The Chinese press is similarly full of claims of Western media bias and distortion, a charge made straight-faced in a country that routinely blocks foreign media, strictly censors its own news, and has only allowed the media to cover street violence by Tibetans. The Chinese government has effectively banned coverage of the use of force by the authorities in clamping down not just on dissent in Lhasa, but on the largely peaceful protests by Tibetans that swept much of western China.

On the face of it, the Dalai Lama and Wright would seem to have precious little to do with each other. Scratch the surface just a bit, though, and a relationship emerges. Although the nature of their rhetoric is quite different, one serene and the other angry, each man is a member of a historically aggrieved minority group who has condemned the behavior of a powerful ethnic majority in his society.

The Dalai Lama has earned fevered denunciations as a "wolf with a human face and heart of a beast" from China's state-controlled media for, among other things, warning of what he has called "cultural genocide" in Tibet.

Wright, a former marine, seems to have drawn the most ire for the phrase "Goddamn America," for what he perceives as his country's abuses of power around the world. In the clips of his sermons played endlessly on television these last two weeks, he has also spoken of the "U.S. of KKK A.," an in-your-face and, to many, offensive critique of American racism.

Others were outraged by his characterization of the Sept. 11 attacks as "chickens coming home to roost," although thoughts like these fit within a broader narrative of dissent, one animated by the likes of the late Susan Sontag, who provocatively asked shortly after the destruction of the World Trade Center: "Where is the acknowledgment that this was not a 'cowardly' attack on 'civilization' or 'liberty' or 'humanity' or 'the free world,' but an attack on the world's self-proclaimed superpower, undertaken as a consequence of specific American alliances and actions?"

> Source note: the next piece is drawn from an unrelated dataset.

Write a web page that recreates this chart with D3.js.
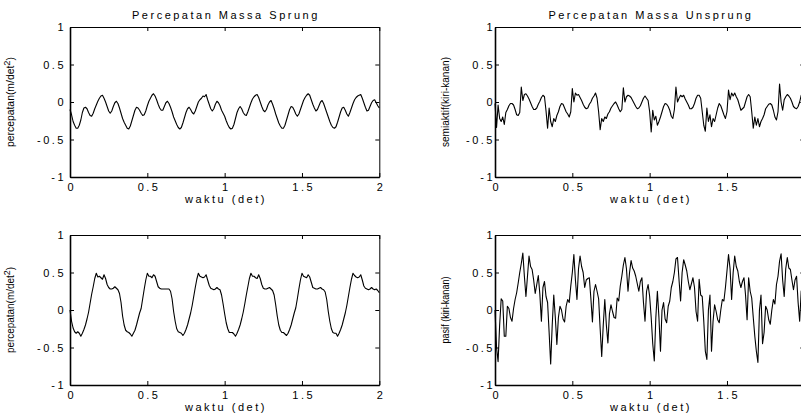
<!DOCTYPE html>
<html>
<head>
<meta charset="utf-8">
<script src="https://cdn.jsdelivr.net/npm/d3@7"></script>
<style>
  body { margin: 0; background: #fff; }
  svg { display: block; }
  text { font-family: "Liberation Sans", Arial, Helvetica, sans-serif; fill: #000; }
  .spaced { font-size: 11px; letter-spacing: 2.5px; }
  .ylab { font-size: 10px; }
</style>
</head>
<body>
<svg id="chart" width="801" height="416"></svg>
<script>
// Sampling interval of every series (seconds)
const dt = 0.01;

// Sprung-mass acceleration, semi-active suspension (m/det^2)
const sprungSemiaktif = [
  -0.10,-0.17,-0.26,-0.31,-0.35,-0.35,-0.31,-0.24,-0.14,-0.08,
  -0.07,-0.09,-0.14,-0.18,-0.19,-0.15,-0.09,-0.04,0.01,0.05,
  0.08,0.09,0.05,0.00,-0.06,-0.12,-0.15,-0.12,-0.06,-0.01,
  0.01,-0.02,-0.08,-0.15,
  -0.22,-0.27,-0.31,-0.35,-0.36,-0.32,-0.25,-0.18,-0.11,-0.07,
  -0.08,-0.11,-0.15,-0.18,-0.17,-0.12,-0.05,0.01,0.05,0.09,
  0.11,0.08,0.03,-0.03,-0.08,-0.11,-0.11,-0.06,-0.01,0.01,
  -0.02,-0.07,-0.13,
  -0.20,-0.25,-0.30,-0.34,-0.36,-0.34,-0.28,-0.21,-0.14,-0.09,
  -0.07,-0.10,-0.14,-0.16,-0.12,-0.06,0.00,0.03,0.05,0.08,
  0.07,0.10,0.03,-0.03,-0.09,-0.12,-0.09,-0.03,0.01,-0.01,
  -0.05,-0.11,-0.15,
  -0.19,-0.25,-0.30,-0.34,-0.36,-0.35,-0.30,-0.22,-0.14,-0.09,
  -0.06,-0.09,-0.14,-0.17,-0.18,-0.13,-0.07,-0.01,0.04,0.07,
  0.09,0.10,0.06,0.00,-0.06,-0.11,-0.13,-0.10,-0.04,0.00,
  0.02,-0.03,-0.09,-0.16,
  -0.22,-0.28,-0.32,-0.35,-0.35,-0.31,-0.24,-0.17,-0.10,-0.06,
  -0.07,-0.11,-0.16,-0.19,-0.16,-0.10,-0.04,0.02,0.06,0.09,
  0.11,0.09,0.03,-0.03,-0.08,-0.12,-0.10,-0.05,0.00,0.02,
  -0.02,-0.08,-0.14,
  -0.20,-0.26,-0.31,-0.34,-0.35,-0.33,-0.27,-0.20,-0.13,-0.08,
  -0.07,-0.11,-0.16,-0.19,-0.14,-0.08,-0.02,0.03,0.06,0.08,
  0.09,0.10,0.05,-0.01,-0.07,-0.12,-0.11,-0.06,-0.01,0.02,
  0.03,-0.01,-0.05,-0.08
];

// Unsprung-mass acceleration, semi-active suspension
const unsprungSemiaktif = [
  -0.02,-0.34,-0.04,-0.22,-0.26,-0.20,-0.30,-0.14,-0.10,-0.05,
  -0.02,-0.02,-0.04,-0.10,-0.17,-0.18,-0.14,0.20,0.02,0.10,
  0.11,0.08,0.04,-0.01,-0.06,-0.10,-0.10,-0.08,-0.03,0.01,
  0.06,0.09,0.07,-0.12,-0.35,-0.08,-0.26,-0.33,-0.22,-0.26,
  -0.18,-0.13,-0.06,-0.02,-0.03,-0.08,-0.13,-0.16,-0.20,-0.13,
  0.18,0.00,0.12,0.09,0.10,0.06,0.02,-0.03,-0.07,-0.09,
  -0.08,-0.03,0.00,0.05,0.08,0.12,0.05,-0.13,-0.37,-0.22,
  -0.26,-0.20,-0.22,-0.16,-0.13,-0.08,-0.05,-0.02,0.00,-0.04,
  -0.09,-0.13,-0.10,0.19,0.00,0.07,0.09,0.08,0.06,0.02,
  -0.02,-0.06,-0.09,-0.08,-0.05,0.00,0.05,0.08,0.05,0.02,
  -0.13,-0.40,-0.11,-0.24,-0.19,-0.31,-0.26,-0.20,-0.13,-0.06,
  -0.02,-0.03,-0.06,-0.11,-0.19,-0.22,-0.10,0.20,0.00,0.05,
  0.09,0.07,0.09,0.04,0.00,-0.04,-0.09,-0.09,-0.07,-0.02,
  0.05,0.09,0.09,0.05,-0.13,-0.31,-0.39,-0.08,-0.26,-0.17,
  -0.33,-0.22,-0.26,-0.17,-0.08,-0.02,-0.05,-0.11,-0.17,-0.22,
  -0.13,0.16,0.03,0.12,0.08,0.12,0.07,0.03,-0.04,-0.11,
  -0.09,-0.07,0.00,0.07,0.10,0.07,-0.13,-0.35,-0.20,-0.31,
  -0.22,-0.33,-0.26,-0.22,-0.17,-0.09,-0.06,-0.03,-0.02,-0.04,
  -0.11,-0.20,-0.24,-0.13,0.24,0.00,-0.11,0.03,0.07,0.10,
  0.08,0.05,0.00,-0.06,-0.08,-0.09,-0.06,0.00,0.09,0.10,
  0.10
];

// Sprung-mass acceleration, passive suspension (m/det^2)
const sprungPasif = [
  0.00,-0.15,-0.24,-0.29,-0.31,-0.29,-0.31,-0.35,-0.31,-0.26,
  -0.20,-0.12,-0.03,0.09,0.21,0.31,0.42,0.49,0.44,0.45,
  0.43,0.41,0.47,0.42,0.34,0.30,0.28,0.28,0.29,0.31,
  0.29,0.27,0.22,0.10,
  -0.08,-0.20,-0.27,-0.29,-0.30,-0.32,-0.35,-0.31,-0.27,-0.20,
  -0.12,-0.04,0.02,0.15,0.28,0.40,0.49,0.45,0.45,0.43,
  0.47,0.45,0.38,0.31,0.29,0.28,0.28,0.28,0.28,0.28,
  0.28,0.25,0.15,
  -0.02,-0.15,-0.25,-0.29,-0.30,-0.31,-0.34,-0.31,-0.26,-0.20,
  -0.12,-0.04,0.06,0.18,0.30,0.41,0.49,0.45,0.44,0.43,
  0.44,0.47,0.40,0.33,0.29,0.28,0.27,0.28,0.30,0.28,
  0.27,0.20,0.08,
  -0.05,-0.17,-0.25,-0.30,-0.30,-0.30,-0.32,-0.35,-0.31,-0.26,
  -0.20,-0.12,-0.03,0.08,0.20,0.31,0.42,0.49,0.45,0.45,
  0.43,0.42,0.47,0.42,0.34,0.29,0.28,0.28,0.29,0.30,
  0.28,0.26,0.20,0.07,
  -0.08,-0.20,-0.27,-0.30,-0.30,-0.32,-0.34,-0.31,-0.26,-0.20,
  -0.12,-0.04,0.03,0.15,0.28,0.40,0.49,0.45,0.44,0.43,
  0.47,0.44,0.37,0.30,0.29,0.28,0.28,0.29,0.30,0.28,
  0.27,0.24,0.14,
  -0.02,-0.15,-0.25,-0.30,-0.31,-0.31,-0.35,-0.31,-0.26,-0.20,
  -0.12,-0.04,0.06,0.18,0.30,0.41,0.49,0.46,0.44,0.43,
  0.44,0.47,0.40,0.32,0.29,0.28,0.27,0.28,0.30,0.28,
  0.27,0.28,0.26,0.23
];

// Unsprung-mass acceleration, passive suspension
const unsprungPasif = [
  0.00,-0.50,-0.69,-0.20,0.15,0.12,-0.35,-0.35,0.05,0.02,
  -0.10,-0.15,0.02,0.14,0.23,0.36,0.50,0.62,0.76,0.45,
  0.18,0.45,0.72,0.58,0.54,0.40,0.22,0.34,0.46,0.21,
  -0.15,0.30,0.38,0.18,0.10,-0.30,-0.72,-0.20,0.20,-0.10,
  -0.46,-0.10,0.05,0.00,-0.12,-0.16,0.05,0.14,0.10,0.32,
  0.50,0.74,0.40,0.14,0.55,0.72,0.58,0.50,0.30,0.40,
  0.42,0.43,0.15,-0.16,0.25,0.34,0.25,0.15,-0.25,-0.62,
  -0.20,0.14,-0.20,-0.44,-0.05,0.07,-0.02,-0.10,-0.11,0.16,
  0.12,0.32,0.45,0.60,0.70,0.55,0.25,0.50,0.66,0.56,
  0.52,0.45,0.35,0.25,0.38,0.43,0.10,-0.15,0.25,0.34,
  0.18,-0.10,-0.45,-0.68,-0.10,0.25,-0.10,-0.55,0.00,0.10,
  -0.12,-0.17,0.05,0.12,0.30,0.38,0.50,0.68,0.70,0.40,
  0.12,0.50,0.67,0.60,0.52,0.38,0.27,0.35,0.43,0.30,
  -0.02,-0.15,0.41,0.20,0.18,-0.15,-0.55,-0.66,0.00,0.20,
  -0.55,-0.15,0.07,-0.02,-0.13,-0.17,0.00,0.14,0.12,0.30,
  0.52,0.74,0.55,0.14,0.50,0.72,0.58,0.52,0.38,0.30,
  0.38,0.43,0.20,-0.13,0.43,0.25,0.16,-0.10,-0.35,-0.55,
  -0.70,0.00,0.20,-0.45,-0.30,0.05,0.00,-0.13,-0.19,0.00,
  0.14,0.08,0.34,0.45,0.65,0.75,0.40,0.18,0.55,0.70,
  0.56,0.54,0.40,0.27,0.40,0.45,0.10,-0.15,0.25,0.30,
  0.25
];

// Axis ticks and text
const xTicks = [0, 0.5, 1, 1.5, 2];
const xTickLabels = ["0", "0.5", "1", "1.5", "2"];
const yTicks = [-1, -0.5, 0, 0.5, 1];
const yTickLabels = ["-1", "-0.5", "0", "0.5", "1"];
const titles = ["Percepatan Massa Sprung", "Percepatan Massa Unsprung"];
const xAxisLabel = "waktu (det)";

// Panel layout (2 x 2 subplots)
const panels = [
  { values: sprungSemiaktif,   left: 70,  top: 27,  title: titles[0], ylab: ["percepatan(m/det", "2", ")"], ylabLen: 90, ylabX: 14, labGap: 6.5 },
  { values: unsprungSemiaktif, left: 495, top: 27,  title: titles[1], ylab: ["semiaktif(kiri-kanan)"],     ylabLen: 90, ylabX: 449, labGap: 2.5 },
  { values: sprungPasif,       left: 70,  top: 235, title: null,      ylab: ["percepatan(m/det", "2", ")"], ylabLen: 86, ylabX: 14, labGap: 6.5 },
  { values: unsprungPasif,     left: 495, top: 235, title: null,      ylab: ["pasif (kiri-kanan)"],        ylabLen: 67, ylabX: 449, labGap: 2.5 }
];
const plotW = 309.3, plotH = 150, tickLen = 4, spacing = 2.5;

const svg = d3.select("#chart");

panels.forEach(p => {
  const x = d3.scaleLinear().domain([0, 2]).range([p.left, p.left + plotW]);
  const y = d3.scaleLinear().domain([-1, 1]).range([p.top + plotH, p.top]);
  const g = svg.append("g");

  // data trace
  const line = d3.line().x((d, i) => x(i * dt)).y(d => y(d));
  g.append("path")
    .datum(p.values)
    .attr("d", line)
    .attr("fill", "none")
    .attr("stroke", "#000")
    .attr("stroke-width", 1.1)
    .attr("stroke-linejoin", "round");

  // axes with inward ticks on all four sides
  const bottom = g.append("g").attr("transform", `translate(0,${p.top + plotH})`)
    .call(d3.axisBottom(x).tickValues(xTicks).tickSize(-tickLen).tickSizeOuter(0)
      .tickFormat((d, i) => xTickLabels[i]));
  const top = g.append("g").attr("transform", `translate(0,${p.top})`)
    .call(d3.axisTop(x).tickValues(xTicks).tickSize(-tickLen).tickSizeOuter(0).tickFormat(""));
  const leftAx = g.append("g").attr("transform", `translate(${p.left},0)`)
    .call(d3.axisLeft(y).tickValues(yTicks).tickSize(-tickLen).tickSizeOuter(0)
      .tickFormat((d, i) => yTickLabels[i]));
  const rightAx = g.append("g").attr("transform", `translate(${p.left + plotW},0)`)
    .call(d3.axisRight(y).tickValues(yTicks).tickSize(-tickLen).tickSizeOuter(0).tickFormat(""));

  // box: heavier left and bottom edges
  [[bottom, 1.6], [leftAx, 1.6], [top, 1], [rightAx, 1]].forEach(([a, w]) => {
    a.select(".domain").attr("stroke", "#000").attr("stroke-width", w);
    a.selectAll(".tick line").attr("stroke", "#000").attr("stroke-width", 1);
    a.attr("font-family", null).attr("font-size", null);
  });
  top.selectAll("text").remove();
  rightAx.selectAll("text").remove();

  bottom.selectAll(".tick text")
    .attr("class", "spaced")
    .attr("y", 13.7).attr("dy", null)
    .attr("dx", spacing / 2);
  leftAx.selectAll(".tick text")
    .attr("class", "spaced")
    .attr("x", -p.labGap + spacing).attr("dy", "0.36em");

  // x-axis label
  g.append("text").attr("class", "spaced")
    .attr("x", p.left + plotW / 2 + spacing / 2).attr("y", p.top + plotH + 26.3)
    .attr("text-anchor", "middle").text(xAxisLabel);

  // title
  if (p.title) {
    g.append("text").attr("class", "spaced")
      .attr("x", p.left + plotW / 2 + spacing / 2).attr("y", p.top - 7.7)
      .attr("text-anchor", "middle").text(p.title);
  }

  // y-axis label, rotated
  const yl = g.append("text").attr("class", "ylab")
    .attr("transform", `translate(${p.ylabX},${p.top + plotH / 2}) rotate(-90)`)
    .attr("text-anchor", "middle")
    .attr("textLength", p.ylabLen).attr("lengthAdjust", "spacingAndGlyphs");
  yl.append("tspan").text(p.ylab[0]);
  if (p.ylab.length > 1) {
    yl.append("tspan").attr("dy", -4).attr("font-size", "9px").text(p.ylab[1]);
    yl.append("tspan").attr("dy", 4).text(p.ylab[2]);
  }
});
</script>
</body>
</html>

In hearing his words, though, I wondered what would happen to a Wright in China, were there to be someone with the temerity to publicly damn this country for, say, tens of millions of deaths in politically caused disasters, or wave after wave of political witch hunts, which destroyed countless lives in the 1950s, '60s and '70s, or the atrocities committed against Tibetans, or Uighurs or Mongolians in various drives to bring ethnic minorities under control?

The likely answer should give pause to those who are quick to take offense at speech that goes against the grain: He would be sent for re-education, like the monks in Lhasa today, or he would be locked up, never to be heard from again, and certainly not in the Chinese media.

Wright sustained self-inflicted wounds with statements about the U.S. government being the source of the AIDS epidemic and with offensive language about Hillary Clinton's privileged life as a white person.

For much of the rest of what he has been exhaustively quoted as saying, though, Americans can actually feel proud. Not because they approve of his views on the use of American power or his calls for our damnation, but because the capacity for vigorous, even bruising discussion of our failings is a sign of health in a society and not cause for lamentation.

In some quarters, people obsess about China's rise, focusing on its GDP figures or military spending, but there is a gap that shows no sign of closing and that is at least as fundamental as these: Call it the candor gap, and until Chinese society can learn to get over its seemingly allergic aversion to conflicting views, to the airing of controversy, and to unsparing exercises in truth-telling, it is hard to imagine this country truly fulfilling its potential.

-Ryan

1 comments:

Rudy said...

Always good to be reminded of the liberties we DO have, even though they seem to be waning.

The Western world might be waiting for the day China gives more freedom of speech to its residents, but we must be careful for it might be that America could close the gap by lowering itself to China's ways.

As long as I have my voice, I'll keep using it.